Historians say that local pioneers wanting to travel would  camp on high ground near the streams, waiting to join a wagon train. Transients  who had the misfortune to die en route were buried on the big hill west of the  trail, now part of Edgar Cemetery.

Burials no longer take place in this oldest area, known as  Section X and located immediately next to High Street. All of the graves believed  to be those of pioneers have been marked temporarily with colored flags for the upcoming  holiday.

LOCATING THE LOST–

For those  who can believe in the method of dowsing to find graves, the cemetery’s past is  revealed for all to see during the Memorial Day weekend.

Dowsing for Graves A dowser, by definition, is typically one who uses a rod  [sometimes wires or branches] to search for underground water or minerals. The  rod pulls strongly in a particular direction as it passes over a water source. Many  wells in the rural area are located utilizing the skills of a dowser.

In addition, some dowsers also claim they can locate graves  in a similar manner. They determine whether a male or female, adult or child,  is interred, based on the directional swing of a one or more rods.

Fenton Cash of Paris is a dowser. And, ironically, he lives  on ground where pioneers once established their encampments along The Chicago  Trail. Recently he has focused on the unknown pioneers in Edgar Cemetery.

“He can do it,” said his wife Judy Cash. “I’ve seen him.  When he held a wire above my head, it spun to the left, indicating a female, with  such strength that I could not pull against it.” The same turn of a dowsing rod  determines the sex of a person buried beneath the sod, dowsers claim.

Cash heard the pioneer legends after purchasing property near  the cemetery. When he learned recently about the unmarked graves in Section X,  Cash offered to help locate and provide additional information about the  graves.

Curiosity was peaked, the Cemetery Board agreed, and the  search began.

SURPRISING RESULTS–

Beneath one  of the largest and oldest trees on the hill (the area near the sidewalk bench along  High Street), Cash initially discovered 10 bodies by using rods he fashioned  from copper wire.

Flags Mark Pioneer GravesIn the entire Section X, a total of 327 unmarked graves were  detected by Cash and marked. The graves by Cash’s calculation represent 21  adult males, 39 male children, 63 adult females and 204 female children. Some  spectators were on hand to observe the process, which took several days to  complete.

Cash found the first 48 in one row, in one evening. His wife  Judy marked the graves with orange paint until they could be flagged. For  Memorial Day, a yellow flag designates female, orange indicates male, and white  marks a child.

Cash noted that the Illinois Cemetery Association does not  recognize dowsing as fact.

“Their method is to dig up a potential grave and see what’s  beneath the ground,” Cash explained. “However, that disturbs the grave and its  sanctity. I prefer dowsing. I believe it’s the responsibility of the living to  care for the dead, and this is one way I can help.”

No one knows how dowsing works for graves, but some  enthusiasts estimate that 90 percent of people can do so.
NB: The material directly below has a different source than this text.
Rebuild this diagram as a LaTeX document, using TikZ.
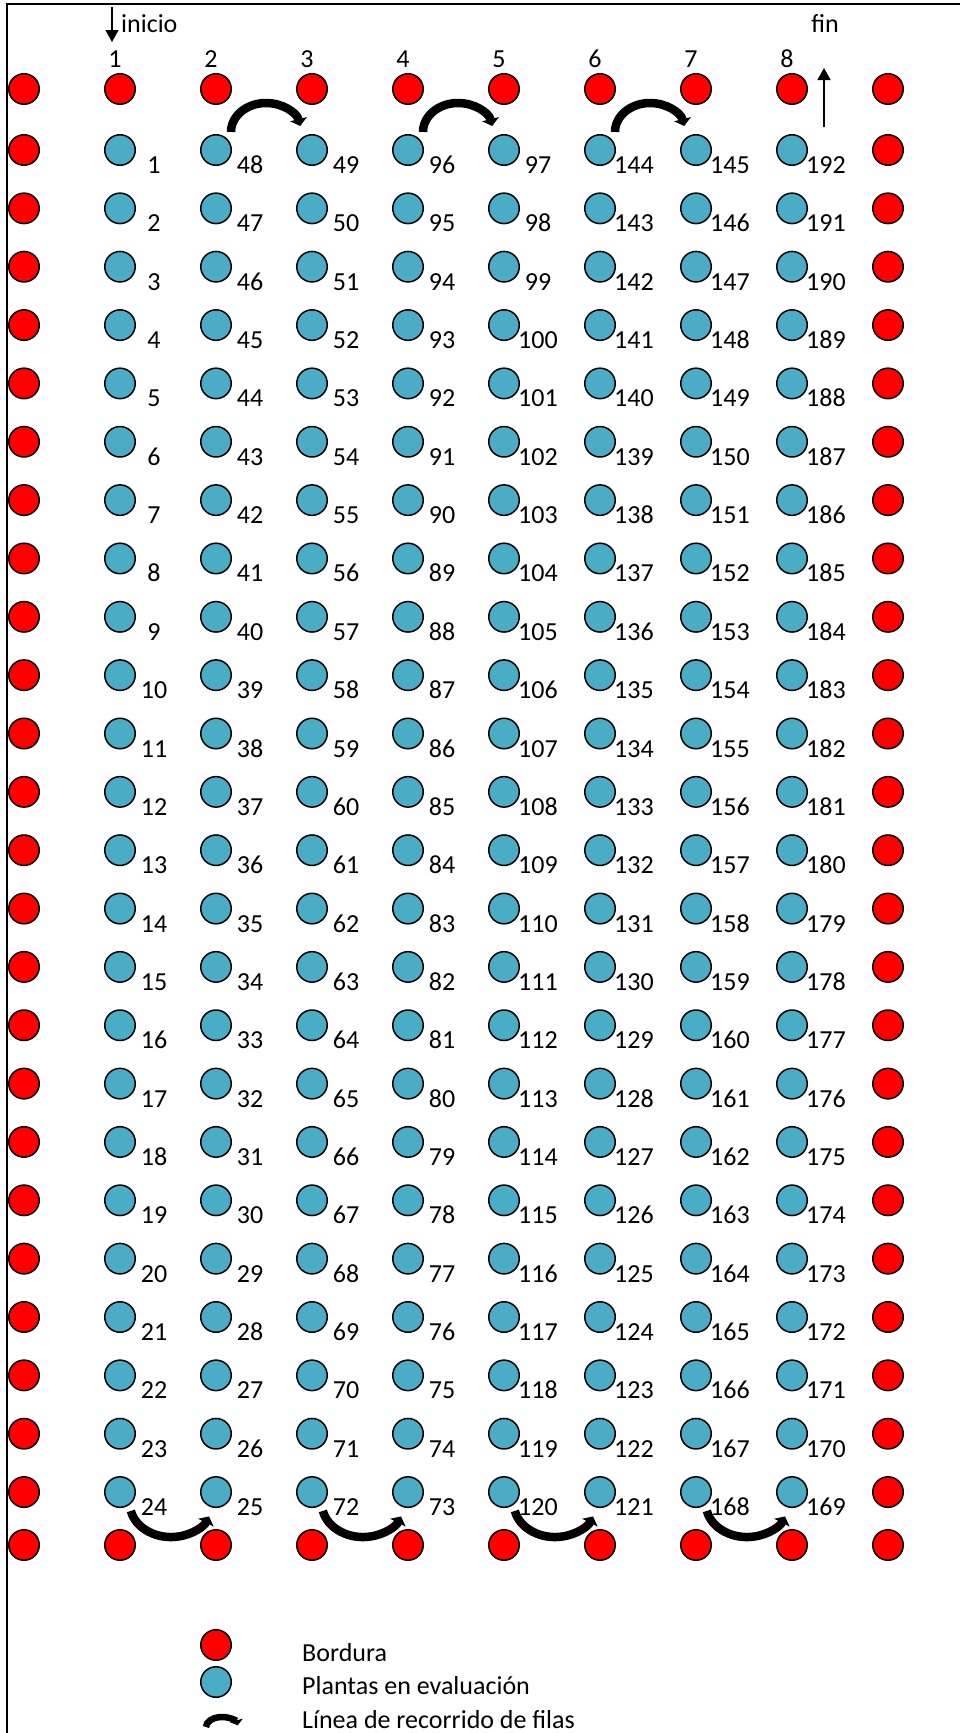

One practical  application of the process is to help genealogists identify locations of  unmarked graves in lost cemeteries.

BELIEVE IT OR NOT–

Obviously,  skeptics exist. But so do believers.

It’s the reader’s option to believe or not. But from either  persuasion, it makes a good story.

Memorial Day is an appropriate time to remember those pioneers  who came to their final resting place in a quiet hill on the prairie, while blazing  a trail through the wilderness that became Illinois.